## Information provided
'''
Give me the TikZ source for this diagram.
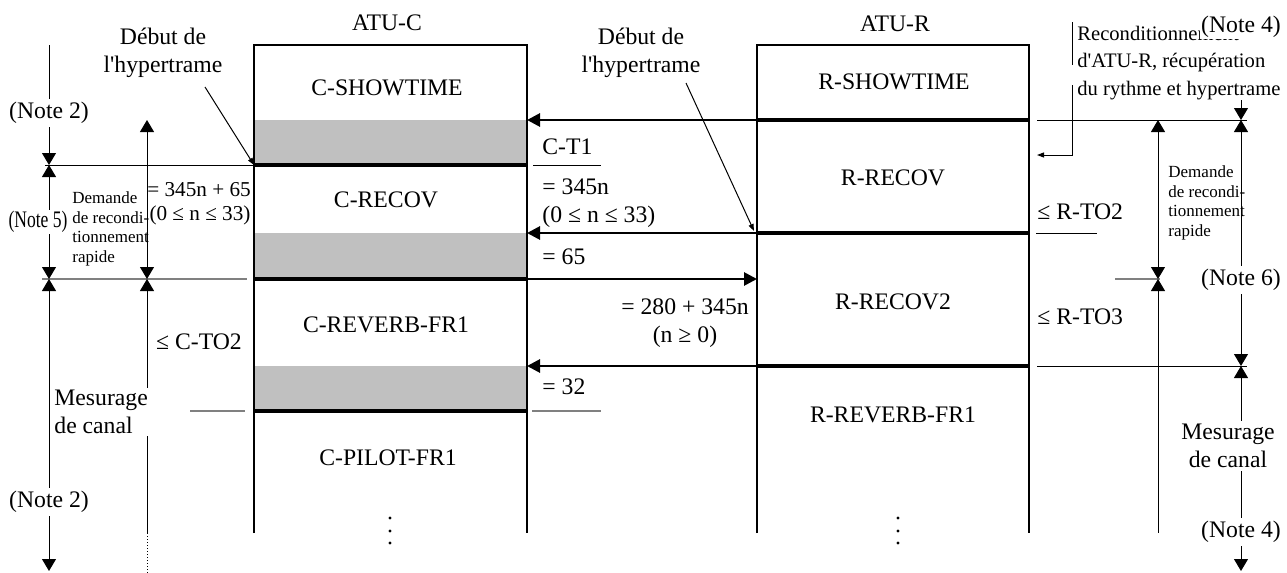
\documentclass[tikz,border=0pt]{standalone}
\usepackage{fontspec}
\usepackage{graphicx}
\setmainfont{Liberation Serif}[Ligatures=TeXOff]
\usetikzlibrary{arrows.meta}
\definecolor{fillgray}{RGB}{192,192,192}
\definecolor{lgray}{RGB}{128,128,128}
\begin{document}
\begin{tikzpicture}[x=0.5pt,y=-0.5pt,
  txt/.style={font=\fontsize{11.85pt}{13.7pt}\selectfont, inner sep=0pt, align=center},
  txtl/.style={font=\fontsize{11.85pt}{13.7pt}\selectfont, inner sep=0pt, align=left},
  mid/.style={font=\fontsize{10.6pt}{12.5pt}\selectfont, inner sep=0pt, align=center},
  rtxt/.style={font=\fontsize{10.3pt}{13.7pt}\selectfont, inner sep=0pt, align=left},
  sml/.style={font=\fontsize{8.5pt}{9.8pt}\selectfont, inner sep=0pt, align=left},
  wbg/.style={fill=white, inner sep=1.5pt},
  boxline/.style={line width=0.9pt},
  sepline/.style={line width=2pt},
  msg/.style={line width=1.4pt, -{Triangle[length=6.5pt,width=6.5pt]}},
  thinl/.style={line width=0.5pt},
  grayl/.style={line width=0.7pt, draw=lgray},
  dt/.tip={Triangle[length=6pt,width=7pt]},
  st/.tip={Triangle[length=3.5pt,width=2.5pt]},
]
\useasboundingbox (0,0) rectangle (1287,573);

% ---------- coordinates ----------
\coordinate (cL45) at (254,45);   \coordinate (cR45) at (527,45);
\coordinate (cL533) at (254,533); \coordinate (cR533) at (527,533);
\coordinate (rL45) at (757,45);   \coordinate (rR45) at (1029,45);
\coordinate (rL533) at (757,533); \coordinate (rR533) at (1029,533);
\foreach \y in {120,165,233,279,366,411}{
  \coordinate (cL\y) at (254,\y); \coordinate (cR\y) at (527,\y);
  \coordinate (rL\y) at (757,\y); \coordinate (rR\y) at (1029,\y);
}

% ---------- ATU-C box ----------
\fill[fillgray] (cL120) rectangle (cR165);
\fill[fillgray] (cL233) rectangle (cR279);
\fill[fillgray] (cL366) rectangle (cR411);
\draw[boxline] (cL533) -- (cL45) -- (cR45) -- (cR533);
\draw[sepline] (cL165) -- (cR165);
\draw[sepline] (cL279) -- (cR279);
\draw[sepline] (cL411) -- (cR411);

% ---------- ATU-R box ----------
\draw[boxline] (rL533) -- (rL45) -- (rR45) -- (rR533);
\draw[sepline] (rL120) -- (rR120);
\draw[sepline] (rL233) -- (rR233);
\draw[sepline] (rL366) -- (rR366);

% ---------- titles and states ----------
\node[txt] (atuc) at (387,23) {ATU-C};
\node[txt] (atur) at (895,24) {ATU-R};
\node[txt] (cshow) at (387,88) {C-SHOWTIME};
\node[txt] (crecov) at (386,200) {C-RECOV};
\node[txt] (creverb) at (386,325) {C-REVERB-FR1};
\node[txt] (cpilot) at (388,458) {C-PILOT-FR1};
\node[txt] (rshow) at (894,82) {R-SHOWTIME};
\node[txt] (rrecov) at (893,178) {R-RECOV};
\node[txt] (rrecov2) at (893,302) {R-RECOV2};
\node[txt] (rreverb) at (893,415) {R-REVERB-FR1};
\foreach \yy in {518,531,543}{
  \fill (390,\yy) circle[radius=0.8pt];
  \fill (898,\yy) circle[radius=0.8pt];
}

% ---------- messages ----------
\draw[msg] (rL120) -- (cR120);
\draw[msg] (rL233) -- (cR233);
\draw[msg] (cR279) -- (rL279);
\draw[msg] (rL366) -- (cR366);

% ---------- middle labels ----------
\node[txt] (deb2) at (641,53) {Début de\\l'hypertrame};
\coordinate (deb2a) at (686,83);
\coordinate (deb2b) at (754,231);
\draw[thinl,-{st}] (deb2a) -- (deb2b);
\node[txtl,anchor=west] (ct1) at (542,147) {C-T1};
\coordinate (u1a) at (533,165); \coordinate (u1b) at (601,165);
\draw[thinl] (u1a) -- (u1b);
\node[txtl,anchor=west] (m345) at (542,187) {= 345n};
\node[txtl,anchor=west] (mn33) at (542,217) {(0 ≤ n ≤ 33)};
\node[txtl,anchor=west] (m65) at (542,257) {= 65};
\node[txt] (m280) at (685,307) {= 280 + 345n};
\node[txt] (mn0) at (685,337) {(n ≥ 0)};
\node[txtl,anchor=west] (m32) at (542,387) {= 32};
\coordinate (u2a) at (532,411); \coordinate (u2b) at (601,411);
\draw[grayl] (u2a) -- (u2b);

% ---------- left side ----------
\coordinate (lh1a) at (45,165);
\draw[thinl] (lh1a) -- (cL165);
\coordinate (lh2a) at (42,279); \coordinate (lh2b) at (247,279);
\draw[grayl] (lh2a) -- (lh2b);
\coordinate (lh3a) at (190,411); \coordinate (lh3b) at (245,411);
\draw[grayl] (lh3a) -- (lh3b);

\node[txt] (deb1) at (163,53) {Début de\\l'hypertrame};
\coordinate (deb1a) at (205,87);
\draw[thinl,-{st}] (deb1a) -- (cL165);

% vertical line x=49
\coordinate (a45) at (49,45); \coordinate (a165) at (49,165);
\coordinate (a279) at (49,279); \coordinate (a571) at (49,571);
\draw[thinl,-{dt}] (a45) -- (a165);
\draw[thinl,{dt}-{dt}] (a165) -- (a279);
\draw[thinl,{dt}-{dt}] (a279) -- (a571);
% vertical line x=147
\coordinate (b120) at (147,120); \coordinate (b279) at (147,279);
\coordinate (b533) at (147,533); \coordinate (b573) at (147,573);
\draw[thinl,{dt}-{dt}] (b120) -- (b279);
\draw[thinl,{dt}-] (b279) -- (b533);
\draw[thinl,densely dotted] (b533) -- (b573);

\node[txt,wbg] (n2a) at (49,113) {(Note 2)};
\node[txt,wbg,inner sep=0.5pt] (n5) at (38,222) {\scalebox{0.74}[1]{(Note 5)}};
\node[txt,wbg] (n2b) at (49,502) {(Note 2)};
\node[txtl,wbg,anchor=west,inner sep=1pt] (mes1) at (52,412) {Mesurage\\de canal};
\node[mid] (eq1) at (199,190) {= 345n + 65};
\node[mid] (eq2) at (200,215) {(0 ≤ n ≤ 33)};
\node[sml,anchor=west] (dem1) at (72,229) {Demande\\de recondi-\\tionnement\\rapide};
\node[txt] (cto2) at (199,342) {≤ C-TO2};

% ---------- right side ----------
\coordinate (rh1a) at (1037,120); \coordinate (rh1b) at (1247,120);
\draw[thinl] (rh1a) -- (rh1b);
\coordinate (rh2a) at (1036,233); \coordinate (rh2b) at (1097,233);
\draw[thinl] (rh2a) -- (rh2b);
\coordinate (rh3a) at (1115,279); \coordinate (rh3b) at (1160,279);
\draw[grayl] (rh3a) -- (rh3b);
\coordinate (rh4a) at (1037,366); \coordinate (rh4b) at (1247,366);
\draw[thinl] (rh4a) -- (rh4b);

% bracket
\coordinate (k1) at (1072,22); \coordinate (k2) at (1072,65);
\coordinate (k3) at (1072,85); \coordinate (k4) at (1072,155);
\coordinate (k5) at (1037,155);
\draw[thinl] (k1) -- (k2);
\draw[thinl,-{st}] (k3) -- (k4) -- (k5);

% vertical x=1158
\coordinate (d120) at (1158,120); \coordinate (d279) at (1158,279);
\coordinate (d533) at (1158,533);
\draw[thinl,{dt}-{dt}] (d120) -- (d279);
\draw[thinl,{dt}-] (d279) -- (d533);
% vertical x=1241
\coordinate (e100) at (1241,100); \coordinate (e120) at (1241,120);
\coordinate (e366) at (1241,366); \coordinate (e571) at (1241,571);
\draw[thinl,-{dt}] (e100) -- (e120);
\draw[thinl,{dt}-{dt}] (e120) -- (e366);
\draw[thinl,{dt}-{dt}] (e366) -- (e571);

\node[rtxt,anchor=west] (recond) at (1077,63) {Reconditionnement\\d'ATU-R, récupération\\du rythme et hypertrame};
\node[txt,wbg,inner sep=0.5pt] (n4a) at (1241,27) {(Note 4)};
\node[sml,anchor=west] (dem2) at (1168,203) {Demande\\de recondi-\\tionnement\\rapide};
\node[txtl,anchor=west] (rto2) at (1037,212) {≤ R-TO2};
\node[txtl,anchor=west] (rto3) at (1037,317) {≤ R-TO3};
\node[txt,wbg] (n6) at (1241,280) {(Note 6)};
\node[txt,wbg] (mes2) at (1228,446) {Mesurage\\de canal};
\node[txt,wbg] (n4b) at (1241,532) {(Note 4)};
\end{tikzpicture}
\end{document}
'''
Repeat, exactly and in full, each line from the start of the data to the line that contains "(rL366) -- (rR366);". Pictures do not go in.

## Answer
Give me the TikZ source for this diagram.
\documentclass[tikz,border=0pt]{standalone}
\usepackage{fontspec}
\usepackage{graphicx}
\setmainfont{Liberation Serif}[Ligatures=TeXOff]
\usetikzlibrary{arrows.meta}
\definecolor{fillgray}{RGB}{192,192,192}
\definecolor{lgray}{RGB}{128,128,128}
\begin{document}
\begin{tikzpicture}[x=0.5pt,y=-0.5pt,
  txt/.style={font=\fontsize{11.85pt}{13.7pt}\selectfont, inner sep=0pt, align=center},
  txtl/.style={font=\fontsize{11.85pt}{13.7pt}\selectfont, inner sep=0pt, align=left},
  mid/.style={font=\fontsize{10.6pt}{12.5pt}\selectfont, inner sep=0pt, align=center},
  rtxt/.style={font=\fontsize{10.3pt}{13.7pt}\selectfont, inner sep=0pt, align=left},
  sml/.style={font=\fontsize{8.5pt}{9.8pt}\selectfont, inner sep=0pt, align=left},
  wbg/.style={fill=white, inner sep=1.5pt},
  boxline/.style={line width=0.9pt},
  sepline/.style={line width=2pt},
  msg/.style={line width=1.4pt, -{Triangle[length=6.5pt,width=6.5pt]}},
  thinl/.style={line width=0.5pt},
  grayl/.style={line width=0.7pt, draw=lgray},
  dt/.tip={Triangle[length=6pt,width=7pt]},
  st/.tip={Triangle[length=3.5pt,width=2.5pt]},
]
\useasboundingbox (0,0) rectangle (1287,573);

% ---------- coordinates ----------
\coordinate (cL45) at (254,45);   \coordinate (cR45) at (527,45);
\coordinate (cL533) at (254,533); \coordinate (cR533) at (527,533);
\coordinate (rL45) at (757,45);   \coordinate (rR45) at (1029,45);
\coordinate (rL533) at (757,533); \coordinate (rR533) at (1029,533);
\foreach \y in {120,165,233,279,366,411}{
  \coordinate (cL\y) at (254,\y); \coordinate (cR\y) at (527,\y);
  \coordinate (rL\y) at (757,\y); \coordinate (rR\y) at (1029,\y);
}

% ---------- ATU-C box ----------
\fill[fillgray] (cL120) rectangle (cR165);
\fill[fillgray] (cL233) rectangle (cR279);
\fill[fillgray] (cL366) rectangle (cR411);
\draw[boxline] (cL533) -- (cL45) -- (cR45) -- (cR533);
\draw[sepline] (cL165) -- (cR165);
\draw[sepline] (cL279) -- (cR279);
\draw[sepline] (cL411) -- (cR411);

% ---------- ATU-R box ----------
\draw[boxline] (rL533) -- (rL45) -- (rR45) -- (rR533);
\draw[sepline] (rL120) -- (rR120);
\draw[sepline] (rL233) -- (rR233);
\draw[sepline] (rL366) -- (rR366);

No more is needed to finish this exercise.